C’est sa dernière sur le Tour de France, mais pas forcément sur Paris-Roubaix ! J’ai vécu ces années avec beaucoup de bonheur et beaucoup de fous rires. Jean-François est un personnage magnifique et théâtral. Il est extrêmement drôle. Dans la vie de tous les jours, c’est un vrai bonheur. D’une part, d’apprécier sa connaissance et sa passion invraisemblable de la compétition cycliste. Ensuite, sa vie d’homme très agréable, qui a toujours un mot pour les uns ou pour les autres, qui fait toujours rire. C’est quelqu’un qui met beaucoup de convivialité dans une équipe. Je vais définir sa passion pour le cyclisme de manière très simple : les rares week-ends où il n’organise pas avec nous, il va suivre des courses de vélo.
Il y a quinze ans, on disait qu’il n’y aurait plus de Paris-Roubaix à cause de la dangerosité des secteurs.
Il faut souligner le travail d’Albert Bouvet, de Jean-François Pescheux, de Jean-Marie Leblanc, de Thierry Gouvenou et de toutes les collectivités qui se sont approprié les secteurs, que ce soit le conseil régional du Nord-Pas-de-Calais ou les villes et les communautés de communes. Cela fait partie du patrimoine de la région : cette course et donc les pavés. En l’occurrence, pour les gens du Nord-Pas-de-Calais, l’enfer n’est pas toujours pavé de mauvaises intentions, bien au contraire.
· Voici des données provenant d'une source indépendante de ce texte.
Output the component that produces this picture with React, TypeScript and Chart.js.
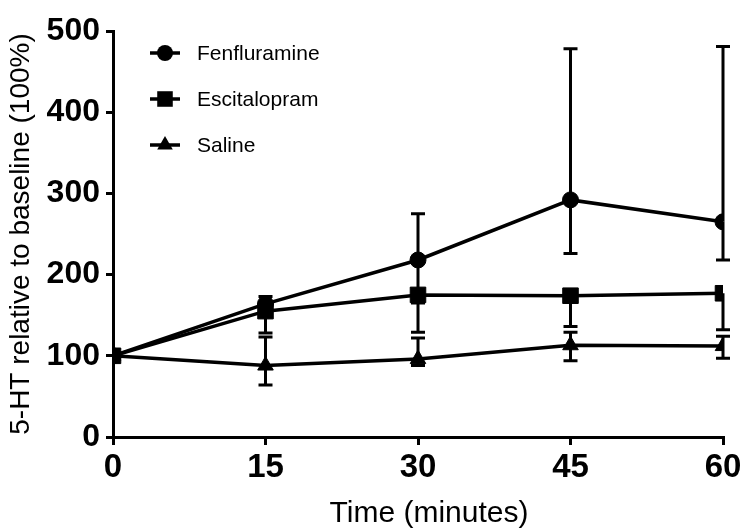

C’est une course dont ils sont fiers, à juste titre, et qui met en valeur les coureurs cyclistes de manière exceptionnelle ce jour-là, mais aussi toute une région.
Vous venez de recevoir la légion d’honneur, cela va-t-il changer quelque chose pour Paris-Roubaix ?
Cela ne va rien changer du tout. C’est une surprise d’abord et une vraie fierté pour moi, mais aussi pour les équipes qui défendent le Tour de France et des légendes comme Paris-Roubaix au quotidien. Je ne m’y attendais pas une seule seconde. Quand cela vous arrive, cela fait tout drôle.
Propos recueillis à Wallers-Arenberg le 2 avril 2013.